Pahrump-Opoly, a board game based on the original Monopoly, arrived at Walmart’s Pahrump store in early May. The board includes a list of interesting sites around town, annual events and other stops in Pahrump.
“It just came out, and there’s been some great interest,” said Bill Schulte, one of the owners of Late for the Sky Production Co., which produces the game.
The game, being sold exclusively at Walmart at 300 S. Highway 160, was not in stock as of Monday morning. A clerk in the store didn’t have a timeline of when the game would be back on shelves.
The game is only available in-store and not online.
The games are designed and manufactured in Cincinnati by Late for the Sky Productions Co. The company has been in operation for about 35 years and got its start making Monopoly-style games about U.S. colleges.
According to the company’s website, Late for the Sky’s first game in 1984 was Miami-Opoly, based on Miami University in Oxford, Ohio. Following that, the list of major U.S. colleges that had their own game grew to 80.
“Our current theme is we go to smallish towns, communities around the country, at the behest of Walmart who has an interest,” Schulte said. “We do store-by-store, community by community.”
Late for the Sky has had games in towns and cities in Utah, Arizona, New Mexico, Colorado, California and in the eastern part of the U.S. and in the South, according to Schulte.
In Nevada, the list includes Mesquite, Las Vegas, Pahrump and Reno.
“Where the interest lies is the next place we’ll be,” Schulte said. “We make them for Walmart communities or communities that have Walmart stores in them all over the country.”

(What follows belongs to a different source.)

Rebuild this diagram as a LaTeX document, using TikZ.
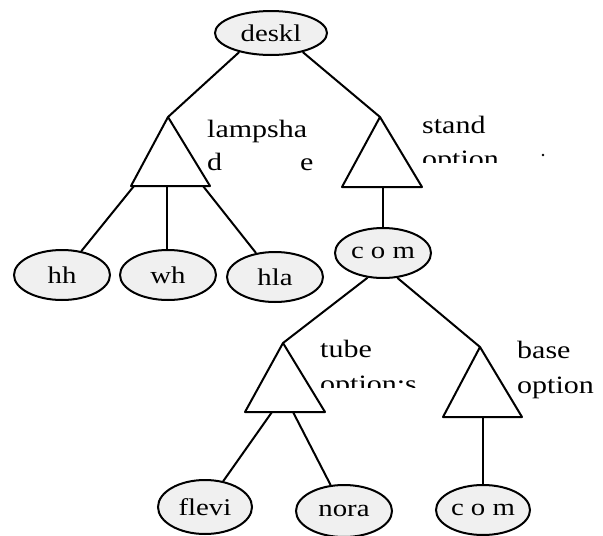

Schulte said the games usually sell quicker in smaller towns.
The Pahrump game has several known stops and events, such as the Grape Stomp, Terrible’s Roadhouse Casino, Ian Deutch Memorial Park and others.
The game doesn’t include any brothels or places such as Front Sight Firearms Training Institute. “Spring Mountain Resort” was a name listed on the game board.
Schulte explained that the content in the game is derived through research and speaking with people in a community.
“We’ll look at the chamber of commerce website or if there’s a visitor’s website, just something that gives us some ideas what you would expect to find on the game,” Schulte said.
Schulte said Late for the Sky approached then-producer of Monopoly, Parker Brothers, for permission to create a game similar to Monopoly.
“We sent a copy to then Parker Brothers, and Parker Brothers then said if you don’t use Boardwalk and Park Place, chance and community chest, on and on and on, then go ahead, it’s okay with us,” Schulte said.
That agreement was later honored by Hasbro Inc., which acquired Parker Brothers as part of an acquisition deal for Tonka Corp. in the early 1990s.